Dataset content:

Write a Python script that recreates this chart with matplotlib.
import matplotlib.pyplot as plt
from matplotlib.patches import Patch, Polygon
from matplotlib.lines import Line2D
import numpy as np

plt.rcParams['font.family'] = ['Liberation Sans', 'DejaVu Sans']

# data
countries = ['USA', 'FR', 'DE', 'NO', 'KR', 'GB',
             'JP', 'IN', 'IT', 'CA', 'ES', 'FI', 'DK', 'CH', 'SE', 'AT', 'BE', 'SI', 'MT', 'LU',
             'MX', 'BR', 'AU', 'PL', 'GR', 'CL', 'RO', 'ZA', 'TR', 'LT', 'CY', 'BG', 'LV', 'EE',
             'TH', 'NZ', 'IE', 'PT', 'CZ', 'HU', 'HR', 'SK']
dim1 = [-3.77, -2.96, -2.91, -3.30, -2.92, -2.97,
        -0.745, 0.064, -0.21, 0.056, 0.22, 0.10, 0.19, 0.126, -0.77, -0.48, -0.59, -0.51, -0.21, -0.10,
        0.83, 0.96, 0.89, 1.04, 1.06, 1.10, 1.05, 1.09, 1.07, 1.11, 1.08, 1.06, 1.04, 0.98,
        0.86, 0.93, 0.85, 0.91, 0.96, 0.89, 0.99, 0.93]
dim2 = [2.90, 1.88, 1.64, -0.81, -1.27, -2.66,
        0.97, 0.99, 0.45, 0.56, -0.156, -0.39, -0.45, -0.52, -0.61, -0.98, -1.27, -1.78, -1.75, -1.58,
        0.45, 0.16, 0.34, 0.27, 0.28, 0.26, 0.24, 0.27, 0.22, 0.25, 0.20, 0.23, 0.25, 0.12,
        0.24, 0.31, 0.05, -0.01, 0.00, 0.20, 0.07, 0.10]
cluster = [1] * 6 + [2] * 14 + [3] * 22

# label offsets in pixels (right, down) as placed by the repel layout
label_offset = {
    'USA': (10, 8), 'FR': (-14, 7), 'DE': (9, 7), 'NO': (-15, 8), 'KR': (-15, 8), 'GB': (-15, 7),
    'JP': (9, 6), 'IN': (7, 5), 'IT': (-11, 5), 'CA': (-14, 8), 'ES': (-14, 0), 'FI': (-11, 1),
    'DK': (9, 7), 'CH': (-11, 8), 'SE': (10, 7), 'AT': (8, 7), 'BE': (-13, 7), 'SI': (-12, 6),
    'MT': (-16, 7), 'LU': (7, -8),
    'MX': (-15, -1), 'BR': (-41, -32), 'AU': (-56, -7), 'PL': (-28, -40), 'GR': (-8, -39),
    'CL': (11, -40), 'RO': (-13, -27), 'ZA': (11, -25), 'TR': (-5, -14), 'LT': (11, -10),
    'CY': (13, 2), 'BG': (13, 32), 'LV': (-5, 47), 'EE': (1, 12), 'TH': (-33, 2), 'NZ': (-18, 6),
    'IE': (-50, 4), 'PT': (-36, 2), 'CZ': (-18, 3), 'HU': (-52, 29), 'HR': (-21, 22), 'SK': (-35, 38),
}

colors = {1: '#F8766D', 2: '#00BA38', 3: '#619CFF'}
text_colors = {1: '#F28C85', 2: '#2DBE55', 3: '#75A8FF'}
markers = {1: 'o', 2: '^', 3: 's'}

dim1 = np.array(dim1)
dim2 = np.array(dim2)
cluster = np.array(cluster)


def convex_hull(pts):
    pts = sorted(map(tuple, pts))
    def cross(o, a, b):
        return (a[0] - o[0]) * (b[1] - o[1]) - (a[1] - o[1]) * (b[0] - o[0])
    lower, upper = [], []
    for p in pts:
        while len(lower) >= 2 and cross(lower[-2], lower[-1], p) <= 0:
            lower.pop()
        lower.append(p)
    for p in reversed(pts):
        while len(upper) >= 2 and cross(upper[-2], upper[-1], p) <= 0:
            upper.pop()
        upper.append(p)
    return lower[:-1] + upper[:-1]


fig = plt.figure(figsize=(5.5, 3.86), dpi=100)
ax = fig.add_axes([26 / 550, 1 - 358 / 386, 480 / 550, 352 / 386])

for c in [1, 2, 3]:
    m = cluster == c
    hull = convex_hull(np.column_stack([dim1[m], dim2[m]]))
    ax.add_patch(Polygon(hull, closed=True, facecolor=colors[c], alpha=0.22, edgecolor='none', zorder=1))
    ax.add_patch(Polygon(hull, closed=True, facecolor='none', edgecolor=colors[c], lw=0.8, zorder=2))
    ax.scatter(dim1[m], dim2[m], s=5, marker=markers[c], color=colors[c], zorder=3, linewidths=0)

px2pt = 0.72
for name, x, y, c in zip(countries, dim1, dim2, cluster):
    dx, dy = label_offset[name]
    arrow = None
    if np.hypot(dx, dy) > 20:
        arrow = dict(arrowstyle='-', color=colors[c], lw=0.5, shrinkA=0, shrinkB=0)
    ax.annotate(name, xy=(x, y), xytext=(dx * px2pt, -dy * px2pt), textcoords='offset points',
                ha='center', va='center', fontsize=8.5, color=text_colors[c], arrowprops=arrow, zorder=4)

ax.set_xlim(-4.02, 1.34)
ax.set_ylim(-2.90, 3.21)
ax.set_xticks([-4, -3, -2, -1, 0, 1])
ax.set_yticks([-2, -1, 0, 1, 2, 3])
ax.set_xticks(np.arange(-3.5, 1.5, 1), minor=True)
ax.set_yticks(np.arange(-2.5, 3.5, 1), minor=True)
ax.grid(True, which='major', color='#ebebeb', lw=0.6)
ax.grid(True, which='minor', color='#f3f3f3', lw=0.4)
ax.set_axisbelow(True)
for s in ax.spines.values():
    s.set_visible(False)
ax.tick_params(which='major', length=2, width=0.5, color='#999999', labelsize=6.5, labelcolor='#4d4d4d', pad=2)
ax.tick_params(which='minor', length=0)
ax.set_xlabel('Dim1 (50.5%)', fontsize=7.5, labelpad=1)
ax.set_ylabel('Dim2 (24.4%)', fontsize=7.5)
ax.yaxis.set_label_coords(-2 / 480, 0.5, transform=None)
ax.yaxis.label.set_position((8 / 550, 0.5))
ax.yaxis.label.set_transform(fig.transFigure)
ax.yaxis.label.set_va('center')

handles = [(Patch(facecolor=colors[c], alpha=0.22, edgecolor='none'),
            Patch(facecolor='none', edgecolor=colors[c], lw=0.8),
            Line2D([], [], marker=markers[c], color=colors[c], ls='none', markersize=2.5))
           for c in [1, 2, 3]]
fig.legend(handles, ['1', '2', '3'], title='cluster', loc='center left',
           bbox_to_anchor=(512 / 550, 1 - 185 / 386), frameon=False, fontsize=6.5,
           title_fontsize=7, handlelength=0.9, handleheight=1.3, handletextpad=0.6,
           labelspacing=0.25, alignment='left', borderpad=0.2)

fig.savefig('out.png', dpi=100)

Exercise prompt: Copy each line of the listing in which the word "matplotlib" can be found.

Answer below:
Write a Python script that recreates this chart with matplotlib.
import matplotlib.pyplot as plt
from matplotlib.patches import Patch, Polygon
from matplotlib.lines import Line2D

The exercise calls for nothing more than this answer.